## Begin Data segment

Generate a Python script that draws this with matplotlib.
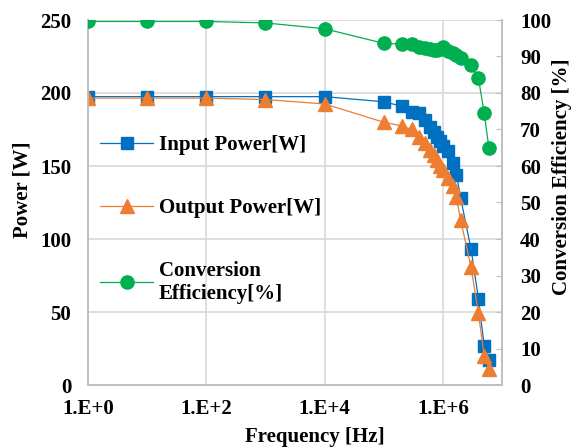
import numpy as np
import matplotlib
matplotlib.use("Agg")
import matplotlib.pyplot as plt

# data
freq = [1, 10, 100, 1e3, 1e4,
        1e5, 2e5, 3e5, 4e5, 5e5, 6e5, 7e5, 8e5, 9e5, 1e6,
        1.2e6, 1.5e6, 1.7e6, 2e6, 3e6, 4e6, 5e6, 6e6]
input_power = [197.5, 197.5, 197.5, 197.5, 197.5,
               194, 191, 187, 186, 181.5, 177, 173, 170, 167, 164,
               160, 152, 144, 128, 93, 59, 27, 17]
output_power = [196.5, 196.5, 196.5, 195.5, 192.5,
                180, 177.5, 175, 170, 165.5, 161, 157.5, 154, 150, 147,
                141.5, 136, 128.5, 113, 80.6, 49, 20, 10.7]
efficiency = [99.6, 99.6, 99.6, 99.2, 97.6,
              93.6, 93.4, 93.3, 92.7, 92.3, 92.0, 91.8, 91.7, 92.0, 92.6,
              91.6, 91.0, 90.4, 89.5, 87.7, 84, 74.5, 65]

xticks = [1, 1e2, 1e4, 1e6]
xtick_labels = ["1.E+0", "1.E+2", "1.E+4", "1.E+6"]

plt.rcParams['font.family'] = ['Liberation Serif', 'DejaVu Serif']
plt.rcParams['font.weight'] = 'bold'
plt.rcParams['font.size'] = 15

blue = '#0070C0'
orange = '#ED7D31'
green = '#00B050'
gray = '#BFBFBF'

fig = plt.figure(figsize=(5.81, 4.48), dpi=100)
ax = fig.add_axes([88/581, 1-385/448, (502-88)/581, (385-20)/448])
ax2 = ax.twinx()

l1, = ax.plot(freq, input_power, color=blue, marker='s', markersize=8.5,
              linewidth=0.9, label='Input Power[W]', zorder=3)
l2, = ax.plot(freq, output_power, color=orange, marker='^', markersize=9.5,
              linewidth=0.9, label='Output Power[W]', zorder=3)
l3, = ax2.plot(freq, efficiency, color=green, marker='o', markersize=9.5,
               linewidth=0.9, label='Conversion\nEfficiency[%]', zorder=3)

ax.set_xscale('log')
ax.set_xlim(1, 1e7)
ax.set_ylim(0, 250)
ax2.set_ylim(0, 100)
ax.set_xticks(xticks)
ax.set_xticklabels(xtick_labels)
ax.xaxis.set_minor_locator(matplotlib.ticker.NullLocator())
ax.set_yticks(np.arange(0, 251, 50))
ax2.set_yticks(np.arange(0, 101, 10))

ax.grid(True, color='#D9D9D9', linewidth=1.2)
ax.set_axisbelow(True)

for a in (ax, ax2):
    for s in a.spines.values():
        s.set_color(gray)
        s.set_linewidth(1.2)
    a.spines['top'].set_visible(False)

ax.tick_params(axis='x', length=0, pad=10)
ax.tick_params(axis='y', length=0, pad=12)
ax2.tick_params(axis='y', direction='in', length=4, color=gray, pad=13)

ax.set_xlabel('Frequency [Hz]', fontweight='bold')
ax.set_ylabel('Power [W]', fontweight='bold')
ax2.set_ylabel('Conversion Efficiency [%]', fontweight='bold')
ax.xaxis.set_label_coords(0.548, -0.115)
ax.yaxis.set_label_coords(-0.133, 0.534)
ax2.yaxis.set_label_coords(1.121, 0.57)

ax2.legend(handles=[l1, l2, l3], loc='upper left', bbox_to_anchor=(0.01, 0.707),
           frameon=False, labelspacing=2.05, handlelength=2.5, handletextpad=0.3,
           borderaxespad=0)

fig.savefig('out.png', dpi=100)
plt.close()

## End Data segment

**Request**
Pictures are excluded: retype only the lines from the beginning of the listing above through the line with "plt.rcParams['font.size'] = 15", both included.

**Output for this task**
Generate a Python script that draws this with matplotlib.
import numpy as np
import matplotlib
matplotlib.use("Agg")
import matplotlib.pyplot as plt

# data
freq = [1, 10, 100, 1e3, 1e4,
        1e5, 2e5, 3e5, 4e5, 5e5, 6e5, 7e5, 8e5, 9e5, 1e6,
        1.2e6, 1.5e6, 1.7e6, 2e6, 3e6, 4e6, 5e6, 6e6]
input_power = [197.5, 197.5, 197.5, 197.5, 197.5,
               194, 191, 187, 186, 181.5, 177, 173, 170, 167, 164,
               160, 152, 144, 128, 93, 59, 27, 17]
output_power = [196.5, 196.5, 196.5, 195.5, 192.5,
                180, 177.5, 175, 170, 165.5, 161, 157.5, 154, 150, 147,
                141.5, 136, 128.5, 113, 80.6, 49, 20, 10.7]
efficiency = [99.6, 99.6, 99.6, 99.2, 97.6,
              93.6, 93.4, 93.3, 92.7, 92.3, 92.0, 91.8, 91.7, 92.0, 92.6,
              91.6, 91.0, 90.4, 89.5, 87.7, 84, 74.5, 65]

xticks = [1, 1e2, 1e4, 1e6]
xtick_labels = ["1.E+0", "1.E+2", "1.E+4", "1.E+6"]

plt.rcParams['font.family'] = ['Liberation Serif', 'DejaVu Serif']
plt.rcParams['font.weight'] = 'bold'
plt.rcParams['font.size'] = 15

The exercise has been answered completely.